Transcribe the material in full. Nothing should differ except that the pictures are left out.

|---|

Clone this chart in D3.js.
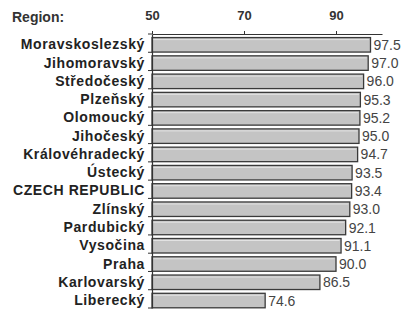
<!DOCTYPE html>
<html><head><meta charset="utf-8">
<script src="https://cdn.jsdelivr.net/npm/d3@7"></script>
<style>body{margin:0;background:#fff}svg{display:block}</style>
</head><body>
<script>
const regions = ["Moravskoslezský","Jihomoravský","Středočeský","Plzeňský","Olomoucký","Jihočeský","Královéhradecký","Ústecký","CZECH REPUBLIC","Zlínský","Pardubický","Vysočina","Praha","Karlovarský","Liberecký"];
const values = [97.5,97.0,96.0,95.3,95.2,95.0,94.7,93.5,93.4,93.0,92.1,91.1,90.0,86.5,74.6];
const tickValues = [50,70,90];
const axisTitle = "Region:";

const W=406,H=311;
const svg=d3.select("body").append("svg").attr("width",W).attr("height",H);
const x=d3.scaleLinear().domain([50,100]).range([152,382]);
const y=d3.scaleBand().domain(regions).range([34,308]);
const bh=14.5, off=y.bandwidth()-bh-0.2;

// bars
svg.selectAll("rect.bar").data(regions).join("rect")
  .attr("x",x(50)).attr("y",d=>y(d)+off)
  .attr("width",(d,i)=>x(values[i])-x(50)).attr("height",bh)
  .attr("fill","#c4c4c4").attr("stroke","#3a3a3a").attr("stroke-width",1.3);
svg.selectAll("line.hi").data(regions).join("line")
  .attr("x1",x(50)+1).attr("x2",(d,i)=>x(values[i])-1.5)
  .attr("y1",d=>y(d)+off+2).attr("y2",d=>y(d)+off+2)
  .attr("stroke","#e2e2e2").attr("stroke-width",1);

// value labels
svg.selectAll("text.val").data(regions).join("text")
  .attr("x",(d,i)=>x(values[i])+3).attr("y",d=>y(d)+off+bh/2)
  .attr("dy","0.36em").attr("font-family","Liberation Sans, Arial, sans-serif")
  .attr("font-size",14).attr("fill","#444")
  .text((d,i)=>values[i].toFixed(1));

// top axis
const ax=svg.append("g").attr("transform","translate(0,34)")
  .call(d3.axisTop(x).tickValues(tickValues).tickSize(3).tickPadding(11).tickSizeOuter(0));
ax.select(".domain").attr("stroke","#333").attr("stroke-width",1.2);
ax.selectAll(".tick line").attr("stroke","#333");
ax.selectAll(".tick text").attr("font-family","Liberation Sans, Arial, sans-serif")
  .attr("font-size",13).attr("font-weight","bold").attr("fill","#333");

// left axis
const ay=svg.append("g").attr("transform","translate(152,0)")
  .call(d3.axisLeft(y).tickSize(0).tickPadding(7));
ay.select(".domain").attr("stroke","#333").attr("stroke-width",1.2);
ay.selectAll(".tick text").attr("font-family","Liberation Sans, Arial, sans-serif")
  .attr("font-size",14).attr("font-weight","bold").attr("fill","#222")
  .attr("letter-spacing","0.6px")
  .attr("y",off-y.bandwidth()/2+bh/2);
// boundary tick marks
svg.selectAll("line.bt").data(d3.range(regions.length+1)).join("line")
  .attr("x1",148).attr("x2",152)
  .attr("y1",i=>34+i*y.step()).attr("y2",i=>34+i*y.step())
  .attr("stroke","#333");

svg.append("text").attr("x",12).attr("y",22)
  .attr("font-family","Liberation Sans, Arial, sans-serif")
  .attr("font-size",14).attr("font-weight","bold").attr("fill","#333")
  .text(axisTitle);
</script>
</body></html>
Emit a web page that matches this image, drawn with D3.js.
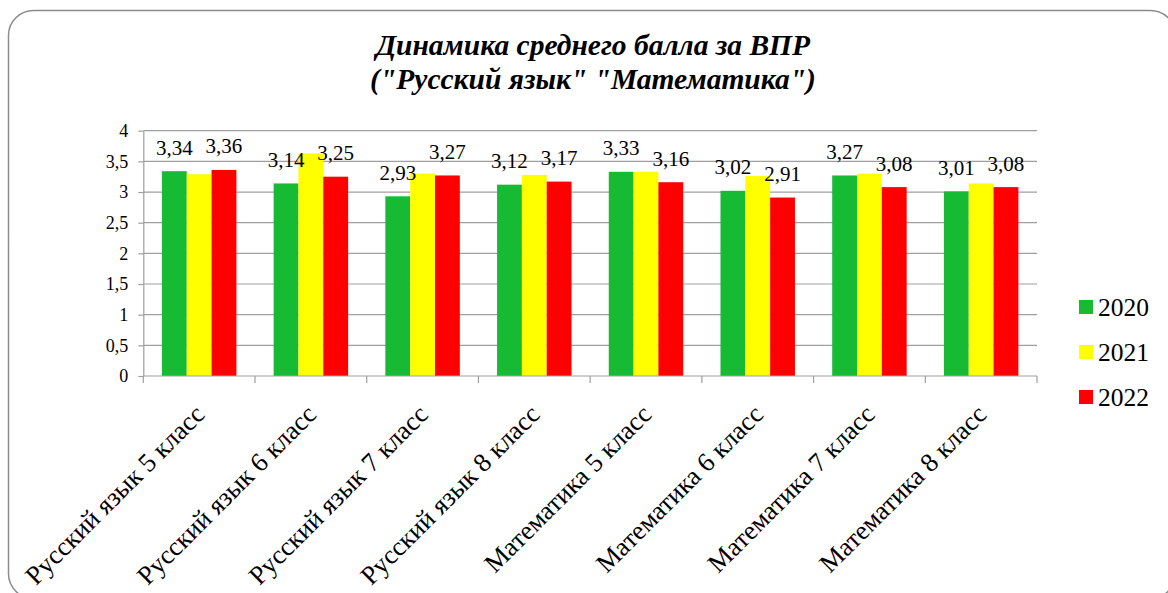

|---|

▸ Finished answer
Clone this chart in D3.js.
<!DOCTYPE html>
<html><head><meta charset="utf-8">
<script src="https://cdn.jsdelivr.net/npm/d3@7"></script>
<style>body{margin:0;background:#fff}svg{display:block}</style>
</head><body>
<script>
const regions = ["Moravskoslezský","Jihomoravský","Středočeský","Plzeňský","Olomoucký","Jihočeský","Královéhradecký","Ústecký","CZECH REPUBLIC","Zlínský","Pardubický","Vysočina","Praha","Karlovarský","Liberecký"];
const values = [97.5,97.0,96.0,95.3,95.2,95.0,94.7,93.5,93.4,93.0,92.1,91.1,90.0,86.5,74.6];
const tickValues = [50,70,90];
const axisTitle = "Region:";

const W=406,H=311;
const svg=d3.select("body").append("svg").attr("width",W).attr("height",H);
const x=d3.scaleLinear().domain([50,100]).range([152,382]);
const y=d3.scaleBand().domain(regions).range([34,308]);
const bh=14.5, off=y.bandwidth()-bh-0.2;

// bars
svg.selectAll("rect.bar").data(regions).join("rect")
  .attr("x",x(50)).attr("y",d=>y(d)+off)
  .attr("width",(d,i)=>x(values[i])-x(50)).attr("height",bh)
  .attr("fill","#c4c4c4").attr("stroke","#3a3a3a").attr("stroke-width",1.3);
svg.selectAll("line.hi").data(regions).join("line")
  .attr("x1",x(50)+1).attr("x2",(d,i)=>x(values[i])-1.5)
  .attr("y1",d=>y(d)+off+2).attr("y2",d=>y(d)+off+2)
  .attr("stroke","#e2e2e2").attr("stroke-width",1);

// value labels
svg.selectAll("text.val").data(regions).join("text")
  .attr("x",(d,i)=>x(values[i])+3).attr("y",d=>y(d)+off+bh/2)
  .attr("dy","0.36em").attr("font-family","Liberation Sans, Arial, sans-serif")
  .attr("font-size",14).attr("fill","#444")
  .text((d,i)=>values[i].toFixed(1));

// top axis
const ax=svg.append("g").attr("transform","translate(0,34)")
  .call(d3.axisTop(x).tickValues(tickValues).tickSize(3).tickPadding(11).tickSizeOuter(0));
ax.select(".domain").attr("stroke","#333").attr("stroke-width",1.2);
ax.selectAll(".tick line").attr("stroke","#333");
ax.selectAll(".tick text").attr("font-family","Liberation Sans, Arial, sans-serif")
  .attr("font-size",13).attr("font-weight","bold").attr("fill","#333");

// left axis
const ay=svg.append("g").attr("transform","translate(152,0)")
  .call(d3.axisLeft(y).tickSize(0).tickPadding(7));
ay.select(".domain").attr("stroke","#333").attr("stroke-width",1.2);
ay.selectAll(".tick text").attr("font-family","Liberation Sans, Arial, sans-serif")
  .attr("font-size",14).attr("font-weight","bold").attr("fill","#222")
  .attr("letter-spacing","0.6px")
  .attr("y",off-y.bandwidth()/2+bh/2);
// boundary tick marks
svg.selectAll("line.bt").data(d3.range(regions.length+1)).join("line")
  .attr("x1",148).attr("x2",152)
  .attr("y1",i=>34+i*y.step()).attr("y2",i=>34+i*y.step())
  .attr("stroke","#333");

svg.append("text").attr("x",12).attr("y",22)
  .attr("font-family","Liberation Sans, Arial, sans-serif")
  .attr("font-size",14).attr("font-weight","bold").attr("fill","#333")
  .text(axisTitle);
</script>
</body></html>
Emit a web page that matches this image, drawn with D3.js.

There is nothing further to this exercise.